La plupart des Canadiens comprennent que le pouvoir qu’ils confient à leurs élu(e)s doit être utilisé de manière à renforcer les valeurs qui font de ce pays une démocratie stable. Et ils voudraient croire que ces valeurs sont fidèlement inscrites dans la Charte canadienne des droits et libertés.

Par Michel LAGACÉ

Mais voilà que, ces dernières années, trois Premiers ministres provinciaux qui représentent pas moins de 73 % de la population canadienne semblent vouloir affaiblir la fédération et la portée de la Charte pour régler des griefs personnels et politiques. Car quiconque utilise la clause dérogatoire de la Charte nie expressément des droits constitutionnalisés.

François Legault du Québec a utilisé cette clause pour faire respecter sa Loi sur la laïcité de l’État, une loi de 2019 qui interdit aux employé(e)s publics/ques de porter des symboles de leur religion au travail. Il a de nouveau eu recours à la clause en 2022, cette fois pour immuniser pour une période de cinq ans la Loi sur la langue officielle et commune du Québec contre des contestations fondées sur la Charte.

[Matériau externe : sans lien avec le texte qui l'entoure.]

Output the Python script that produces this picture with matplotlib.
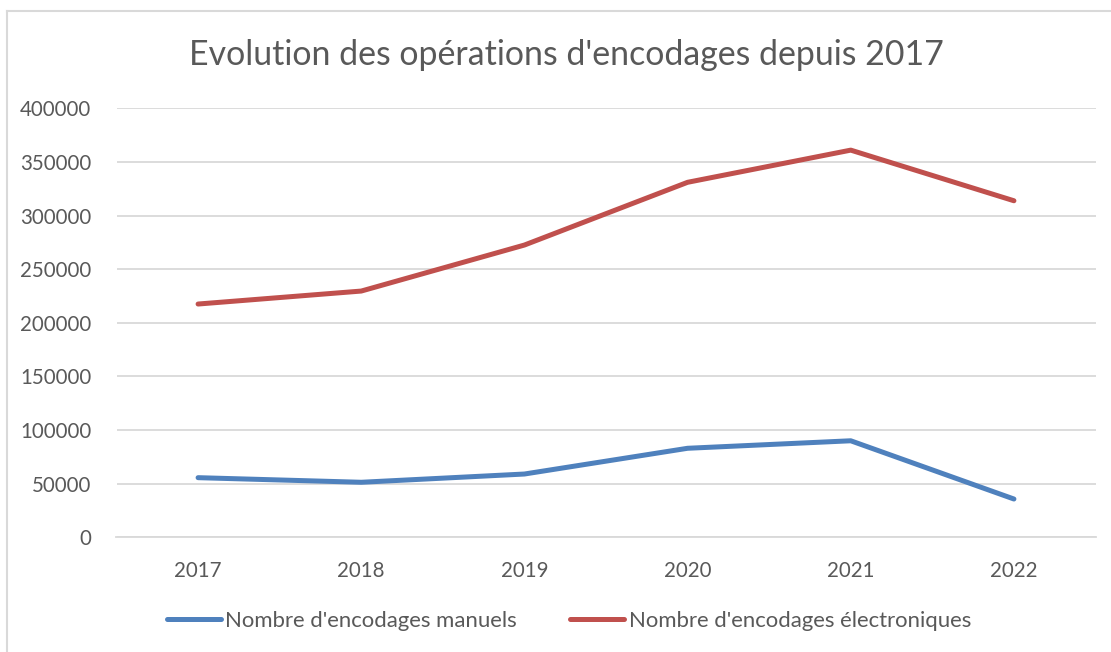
import matplotlib
matplotlib.use("Agg")
import matplotlib.pyplot as plt
from matplotlib.lines import Line2D

years = ["2017", "2018", "2019", "2020", "2021", "2022"]
manuels = [55600, 51300, 59000, 83000, 90000, 35700]
electroniques = [217500, 229600, 272500, 331000, 361000, 313800]
yticks = [0, 50000, 100000, 150000, 200000, 250000, 300000, 350000, 400000]

title = "Evolution des opérations d'encodages depuis 2017"
label_m = "Nombre d'encodages manuels"
label_e = "Nombre d'encodages électroniques"

BLUE = "#4F81BD"
RED = "#C0504D"
TXT = "#595959"
GRID = "#D9D9D9"

plt.rcParams['font.family'] = ['Lato', 'DejaVu Sans']

W, H = 1111, 652
fig = plt.figure(figsize=(W / 100, H / 100), dpi=100)
fig.patch.set_facecolor("white")

# chart frame (left and top border visible)
fig.add_artist(Line2D([7 / W, 7 / W], [0, 1 - 11 / H], transform=fig.transFigure,
                      color=GRID, lw=1.5))
fig.add_artist(Line2D([7 / W, 1], [1 - 11 / H, 1 - 11 / H], transform=fig.transFigure,
                      color=GRID, lw=1.5))

left, right = 116.5 / W, 1095.5 / W
bottom, top = 1 - 537.3 / H, 1 - 108.3 / H
ax = fig.add_axes([left, bottom, right - left, top - bottom])

x = list(range(len(years)))
ax.plot(x, manuels, color=BLUE, lw=3.6, solid_capstyle="round", solid_joinstyle="round",
        label=label_m, zorder=3)
ax.plot(x, electroniques, color=RED, lw=3.6, solid_capstyle="round", solid_joinstyle="round",
        label=label_e, zorder=3)

ax.set_xlim(-0.5, len(years) - 0.5)
ax.set_ylim(0, 400000)
ax.set_yticks(yticks)
ax.set_yticklabels([str(v) for v in yticks])
ax.set_xticks(x)
ax.set_xticklabels(years)

ax.grid(axis="y", color=GRID, lw=1.3)
ax.set_axisbelow(True)
for s in ["left", "right", "top"]:
    ax.spines[s].set_visible(False)
ax.spines["bottom"].set_color(GRID)
ax.spines["bottom"].set_linewidth(1.3)
ax.tick_params(axis="both", length=0, colors=TXT, labelsize=14.8)
ax.tick_params(axis="y", pad=18)
ax.tick_params(axis="x", pad=17)

fig.text(566 / W, 1 - 55 / H, title, ha="center", va="center", fontsize=24.4, color=TXT)

leg = fig.legend(loc="center", bbox_to_anchor=(569 / W, 1 - 621 / H), ncol=2,
                 frameon=False, fontsize=15.9, labelcolor=TXT,
                 handlelength=2.45, handletextpad=0.2, columnspacing=2.4)

fig.savefig("out.png", dpi=100, facecolor="white")
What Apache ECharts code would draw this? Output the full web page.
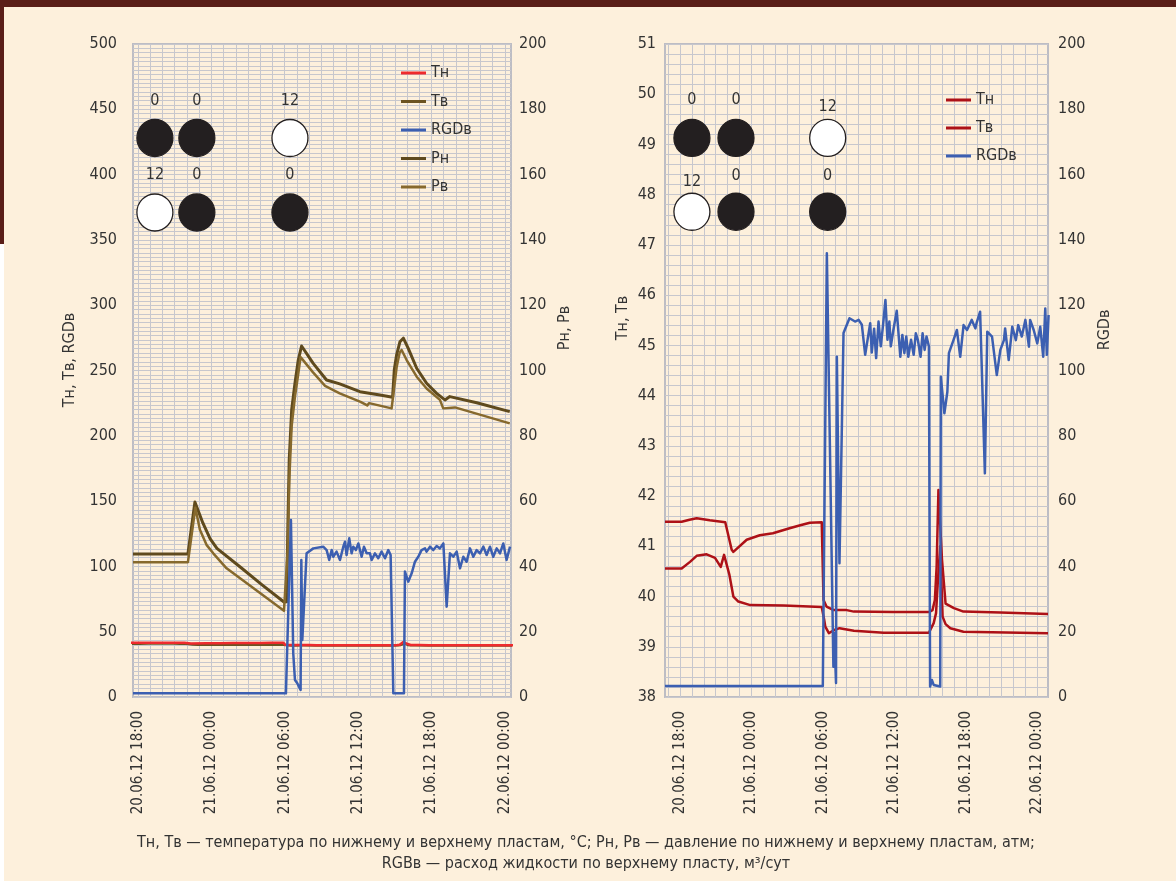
<!DOCTYPE html>
<html><head><meta charset="utf-8">
<script src="https://cdn.jsdelivr.net/npm/echarts@6/dist/echarts.min.js"></script>
<style>html,body{margin:0;padding:0;background:#fdf0dc;}#c{width:1176px;height:881px;}</style>
</head><body><div id="c"></div>
<script>
// ---------- DATA ----------
// x values: hours since 20.06.12 18:00
const timeLabels = ['20.06.12 18:00','21.06.12 00:00','21.06.12 06:00','21.06.12 12:00','21.06.12 18:00','22.06.12 00:00'];
const labelHours = [0, 6, 12, 18, 24, 30];

// Temperatures (°C)
const tempLower = [[-1.26,41.49],[0.14,41.49],[0.8,41.53],[1.4,41.56],[2.5,41.52],[3.8,41.48],[4.34,40.93],[4.48,40.89],[5.6,41.13],[6.7,41.22],[7.8,41.26],[9.2,41.36],[10.1,41.42],[10.9,41.47],[11.9,41.48],[12.05,39.93],[12.3,39.80],[12.9,39.73],[14.0,39.73],[14.6,39.70],[17.9,39.69],[20.9,39.69],[21.2,39.73],[21.4,39.93],[21.55,40.6],[21.7,42.12],[22.0,40.73],[22.3,39.86],[23.0,39.77],[23.8,39.70],[26.9,39.68],[30.9,39.65]];
const tempUpper = [[-1.26,40.56],[0.14,40.56],[0.84,40.69],[1.4,40.81],[2.24,40.84],[2.94,40.77],[3.42,40.59],[3.7,40.83],[4.15,40.43],[4.48,40.0],[4.9,39.9],[5.9,39.83],[8.7,39.82],[11.9,39.79],[12.1,39.55],[12.2,39.4],[12.5,39.27],[12.9,39.33],[13.4,39.37],[14.6,39.32],[17.1,39.28],[20.9,39.28],[21.3,39.47],[21.5,39.67],[21.65,40.3],[21.85,41.0],[22.05,39.6],[22.3,39.45],[22.7,39.37],[23.8,39.30],[30.9,39.27]];

// Pressures (atm), left chart right axis
const pressLower = [[-0.4,43.8],[4.09,43.8],[4.66,59.7],[5.31,53.3],[5.9,48.5],[6.46,45.5],[8.34,39.9],[10.1,34.5],[11.94,29.1],[12.16,29.2],[12.26,52.2],[12.37,72.6],[12.57,87.9],[12.84,96.1],[13.11,103.2],[13.38,107.5],[14.33,102.2],[15.42,97.1],[16.5,95.9],[18.15,93.5],[19.79,92.5],[20.82,91.8],[20.96,100.2],[21.15,104.8],[21.42,108.8],[21.7,109.9],[22.1,106.8],[22.79,100.7],[23.6,96.1],[24.42,93.0],[25.1,91.0],[25.5,92.0],[27.7,90.1],[30.4,87.4]];
const pressUpper = [[-0.4,41.3],[4.09,41.3],[4.7,58.0],[5.07,51.2],[5.61,46.6],[6.16,44.0],[7.25,39.4],[11.94,26.4],[12.1,26.3],[12.26,46],[12.37,66],[12.57,83],[12.84,92],[13.11,99],[13.3,104.1],[14.3,99.5],[15.3,95.3],[16.5,93.0],[18.2,90.4],[18.75,89.3],[18.9,90.0],[20.74,88.4],[20.85,88.3],[20.96,95],[21.15,101],[21.4,105.5],[21.56,106.3],[21.97,103.2],[22.79,98.1],[23.6,94.5],[24.69,91.0],[24.96,88.4],[25.92,88.7],[30.4,83.8]];

// Liquid flow of the upper layer (m3/day), left chart
const flowLeft = [[-0.4,2.8],[12.1,2.8],[12.51,135.5],[12.7,33.4],[12.84,13],[13.03,10.5],[13.3,5.4],[13.36,104.9],[13.44,43.6],[13.79,110],[14.34,113.8],[15.15,115.1],[15.43,112.5],[15.64,104.9],[15.84,112.5],[15.97,107.4],[16.24,111.3],[16.52,104.9],[16.79,115.1],[16.93,118.9],[17.06,108.7],[17.28,121.5],[17.47,110],[17.61,115.1],[17.82,112.5],[18.02,117.6],[18.15,118.9],[18.29,107.4],[18.48,115.1],[18.7,110],[18.97,110],[19.11,104.9],[19.38,110],[19.65,106.2],[19.92,111.3],[20.2,106.2],[20.47,112.5],[20.66,108.7],[20.82,107.4],[20.88,2.8],[21.75,2.8],[21.83,96],[22.1,88.3],[22.38,94.7],[22.65,103.6],[22.92,107.4],[23.19,112.5],[23.47,113.8],[23.6,111.3],[23.88,115.1],[24.15,112.5],[24.42,115.6],[24.69,113.8],[24.97,117.6],[25.24,69.2],[25.51,110],[25.78,107.4],[26.06,111.3],[26.33,98.5],[26.6,107.4],[26.87,103.6],[27.15,113.8],[27.42,107.4],[27.69,112.5],[27.96,110],[28.24,115.1],[28.51,108.7],[28.78,115.1],[29.05,107.4],[29.33,113.8],[29.6,110],[29.87,117.6],[30.14,104.9],[30.42,115.1]];

// Liquid flow of the upper layer (m3/day), right chart
const flowRight = [[-1.26,3.4],[11.99,3.4],[12.33,135.9],[12.88,9.3],[12.95,19.6],[13.1,4.3],[13.17,104.2],[13.39,41],[13.73,111.5],[14.23,116],[14.7,115],[15.0,115.5],[15.27,114],[15.55,104.8],[15.97,114.5],[16.1,105.5],[16.3,112.8],[16.47,103.8],[16.67,115],[16.86,107.4],[17.05,114],[17.25,121.6],[17.42,109.4],[17.58,115],[17.7,107.4],[17.92,112.5],[18.2,118.3],[18.5,104.2],[18.67,110.9],[18.84,105.3],[19.0,110.4],[19.17,104.2],[19.4,109.4],[19.62,104.8],[19.8,111.4],[19.97,109.4],[20.2,104.2],[20.37,111.4],[20.54,106.3],[20.7,110.4],[20.9,107.4],[21.0,3.2],[21.15,5.2],[21.3,3.7],[21.85,3.2],[21.9,98.1],[22.2,86.9],[22.45,93.5],[22.58,105.3],[22.97,109.4],[23.25,112.4],[23.53,104.2],[23.81,113.9],[24.1,112.4],[24.5,115.5],[24.8,112.9],[24.9,114.5],[25.2,118],[25.6,68.5],[25.8,111.9],[26.2,110.4],[26.6,98.6],[26.9,106.3],[27.2,109.3],[27.3,112.9],[27.6,103.2],[27.9,113.4],[28.2,109.3],[28.4,113.9],[28.7,110.4],[29.0,115.5],[29.3,107.3],[29.4,115.5],[29.7,112.4],[30.0,108.3],[30.25,113.4],[30.5,104.2],[30.67,119],[30.8,104.8],[30.95,117]];

// Valve states (shown as circles with the value above)
const valveStatesTop = [0, 0, 12];
const valveStatesBottom = [12, 0, 0];

// ---------- STYLE / LAYOUT ----------
const FONT = '"DejaVu Sans Condensed","Liberation Sans Narrow",sans-serif';
const TXT = '#333';
const GRIDC = '#c7c7cd';
const valveHoursL = [1.39, 4.82, 12.43], valveYL = [428, 371];
const valveHoursR = [1.0, 4.7, 12.4], valveYR = [49.13, 47.66];
const valveDistR = [[11,11,4],[3,9,9]];

function hourGrid(from, to){ const a=[]; for(let h=from; h<=to; h++) a.push(h); return a; }

function xAxisFor(gi, min, max){
  return {
    gridIndex: gi, type: 'value', min: min, max: max,
    axisLine: {show: false},
    axisTick: {show: false, customValues: hourGrid(Math.ceil(min), Math.floor(max))},
    axisLabel: {
      customValues: labelHours, rotate: 90, margin: 14,
      fontFamily: FONT, fontSize: 15, color: TXT,
      formatter: v => timeLabels[labelHours.indexOf(Math.round(v))] || ''
    },
    splitLine: {show: true, lineStyle: {color: GRIDC, width: 1}}
  };
}
function yLab(margin){ return {margin: margin, fontFamily: FONT, fontSize: 16, color: TXT}; }

function valveSeries(name, xi, yi, hours, ys, dists){
  const data = [];
  [valveStatesTop, valveStatesBottom].forEach((row, r) => {
    row.forEach((s, i) => {
      data.push({
        value: [hours[i], ys[r], s],
        itemStyle: {color: s === 0 ? '#231f20' : '#ffffff', borderColor: '#231f20', borderWidth: 1.3, opacity: 1},
        label: {distance: dists ? dists[r][i] : 10}
      });
    });
  });
  return {
    name: name, type: 'scatter', xAxisIndex: xi, yAxisIndex: yi, symbol: 'circle', symbolSize: [36, 37],
    data: data, z: 10, silent: true, itemStyle: {opacity: 1},
    label: {show: true, position: 'top', formatter: p => String(p.value[2]), fontFamily: FONT, fontSize: 16, color: TXT}
  };
}
function line(name, xi, yi, data, color, width, z){
  return {name: name, type: 'line', xAxisIndex: xi, yAxisIndex: yi, data: data, showSymbol: false, symbol: 'none',
    lineStyle: {color: color, width: width, join: 'round'}, itemStyle: {color: color}, z: z || 2, animation: false};
}

const chart = echarts.init(document.getElementById('c'), null, {renderer: 'canvas'});
const legendText = {fontFamily: FONT, fontSize: 16, color: TXT, lineHeight: 18};
const nameMap = {'Тн':'Тн','Тв':'Тв','RGDв':'RGDв','Рн':'Рн','Рв':'Рв','Тн ':'Тн','Тв ':'Тв','RGDв ':'RGDв'};

const option = {
  backgroundColor: '#fdf0dc',
  animation: false,
  textStyle: {fontFamily: FONT},
  grid: [
    {left: 133, top: 44, width: 378, height: 653, show: true, borderColor: '#bdbdc4', borderWidth: 2, backgroundColor: 'transparent'},
    {left: 665, top: 44, width: 383, height: 653, show: true, borderColor: '#bdbdc4', borderWidth: 2, backgroundColor: 'transparent'}
  ],
  xAxis: [xAxisFor(0, -0.4, 30.5), xAxisFor(1, -1.26, 30.9)],
  yAxis: [
    {gridIndex: 0, type: 'value', min: 0, max: 500, interval: 50, axisLine: {show: false}, axisTick: {show: false},
     axisLabel: yLab(16), splitLine: {show: true, lineStyle: {color: GRIDC}},
     minorTick: {show: false, splitNumber: 15}, minorSplitLine: {show: true, lineStyle: {color: GRIDC}}},
    {gridIndex: 0, type: 'value', position: 'right', min: 0, max: 200, interval: 20, axisLine: {show: false}, axisTick: {show: false},
     axisLabel: yLab(8), splitLine: {show: false}},
    {gridIndex: 1, type: 'value', min: 38, max: 51, interval: 1, axisLine: {show: false}, axisTick: {show: false},
     axisLabel: yLab(9), splitLine: {show: true, lineStyle: {color: GRIDC}},
     minorTick: {show: false, splitNumber: 5}, minorSplitLine: {show: true, lineStyle: {color: GRIDC}}},
    {gridIndex: 1, type: 'value', position: 'right', min: 0, max: 200, interval: 20, axisLine: {show: false}, axisTick: {show: false},
     axisLabel: yLab(10), splitLine: {show: false}}
  ],
  legend: [
    {data: ['Тн','Тв','RGDв','Рн','Рв'], orient: 'vertical', left: 396, top: 59, itemWidth: 25, itemHeight: 3, itemGap: 10.5,
     icon: 'rect', textStyle: legendText, formatter: n => nameMap[n], selectedMode: false},
    {data: ['Тн ','Тв ','RGDв '], orient: 'vertical', left: 941, top: 86, itemWidth: 25, itemHeight: 3, itemGap: 10,
     icon: 'rect', textStyle: legendText, formatter: n => nameMap[n], selectedMode: false}
  ],
  series: [
    line('Тв', 0, 0, tempUpper, '#6b5322', 2, 2),
    line('Тн', 0, 0, tempLower, '#ee2a2e', 2.5, 3),
    line('RGDв', 0, 0, flowLeft, '#3c5fb1', 2.5, 4),
    line('Рн', 0, 1, pressLower, '#5f4a1d', 3, 3),
    line('Рв', 0, 1, pressUpper, '#86692d', 2.5, 3),
    valveSeries('valvesL', 0, 0, valveHoursL, valveYL, null),
    line('Тн ', 1, 2, tempLower, '#ad1117', 2.5, 3),
    line('Тв ', 1, 2, tempUpper, '#ad1117', 2.5, 3),
    line('RGDв ', 1, 3, flowRight, '#3c5fb1', 2.5, 4),
    valveSeries('valvesR', 1, 2, valveHoursR, valveYR, valveDistR)
  ],
  graphic: [
    {type: 'rect', left: 0, top: 0, shape: {width: 1176, height: 7}, style: {fill: '#5a1e18'}, z: 100},
    {type: 'rect', left: 0, top: 0, shape: {width: 4, height: 244}, style: {fill: '#5a1e18'}, z: 100},
    {type: 'rect', left: 0, top: 244, shape: {width: 4, height: 637}, style: {fill: '#ffffff'}, z: 100},
    {type: 'text', x: 70, y: 360, rotation: Math.PI/2, style: {text: 'Тн, Тв, RGDв', font: '16px ' + FONT, fill: TXT, align: 'center', verticalAlign: 'middle'}},
    {type: 'text', x: 565, y: 328, rotation: Math.PI/2, style: {text: 'Рн, Рв', font: '16px ' + FONT, fill: TXT, align: 'center', verticalAlign: 'middle'}},
    {type: 'text', x: 623, y: 318, rotation: Math.PI/2, style: {text: 'Тн, Тв', font: '16px ' + FONT, fill: TXT, align: 'center', verticalAlign: 'middle'}},
    {type: 'text', x: 1105, y: 330, rotation: Math.PI/2, style: {text: 'RGDв', font: '16px ' + FONT, fill: TXT, align: 'center', verticalAlign: 'middle'}},
    {type: 'text', x: 586, y: 843, style: {text: 'Тн, Тв — температура по нижнему и верхнему пластам, °С; Рн, Рв — давление по нижнему и верхнему пластам, атм;', font: '16px ' + FONT, fill: TXT, align: 'center', verticalAlign: 'middle'}},
    {type: 'text', x: 586, y: 864, style: {text: 'RGBв — расход жидкости по верхнему пласту, м³/сут', font: '16px ' + FONT, fill: TXT, align: 'center', verticalAlign: 'middle'}}
  ]
};
chart.setOption(option);
</script>
</body></html>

En Ontario, Doug Ford avait capricieusement réduit de moitié la taille du conseil municipal de Toronto, et pour ce faire, il avait inclus la clause dérogatoire dans sa loi. Il n’en a finalement pas eu besoin lorsque la Cour suprême a affirmé le droit de la Province de prendre cette mesure. M. Ford a de nouveau menacé d’utiliser la clause dérogatoire l’automne dernier pour priver les travailleurs/ses de soutien scolaire du droit de grève. Il n’a reculé que lorsque les syndicats de la province l’ont menacé de grève générale.

Pour sa part, le gouvernement de Danielle Smith en Alberta a adopté l’Alberta Sovereignty Within a United Canada Act, une pensée magique inconstitutionnelle selon laquelle la Province s’accorde le pouvoir d’ignorer la loi fédérale chaque fois que l’envie lui en prend.

Autant d’actions qui vont à l’encontre de ce qu’est le Canada, à savoir un état de droit. Les tribunaux ne peuvent pas intervenir quand la clause dérogatoire est invoquée. Le gouvernement fédéral non plus, lui qui est pourtant doté de pouvoirs réels pour agir selon son rôle unique : faire respecter un marché commun, protéger les droits des minorités et s’assurer que les Provinces, dans l’exercice de leurs pouvoirs, ne nuisent pas à l’ensemble du pays.

Une attitude sans doute liée au rejet spectaculaire de l’accord de Charlottetown en 1992. Depuis au moins 30 ans, une succession de Premiers ministres fédéraux a agi comme si la meilleure façon de maintenir la paix dans le pays était d’éviter toute discussion d’amendements constitutionnels.

Le temps doit bientôt venir où le gouvernement fédéral devra s’affirmer pour assurer que les valeurs qui guident le pays soient respectées. Car il a un rôle légitime et central au nom duquel il devrait entreprendre le difficile travail de moderniser la constitution.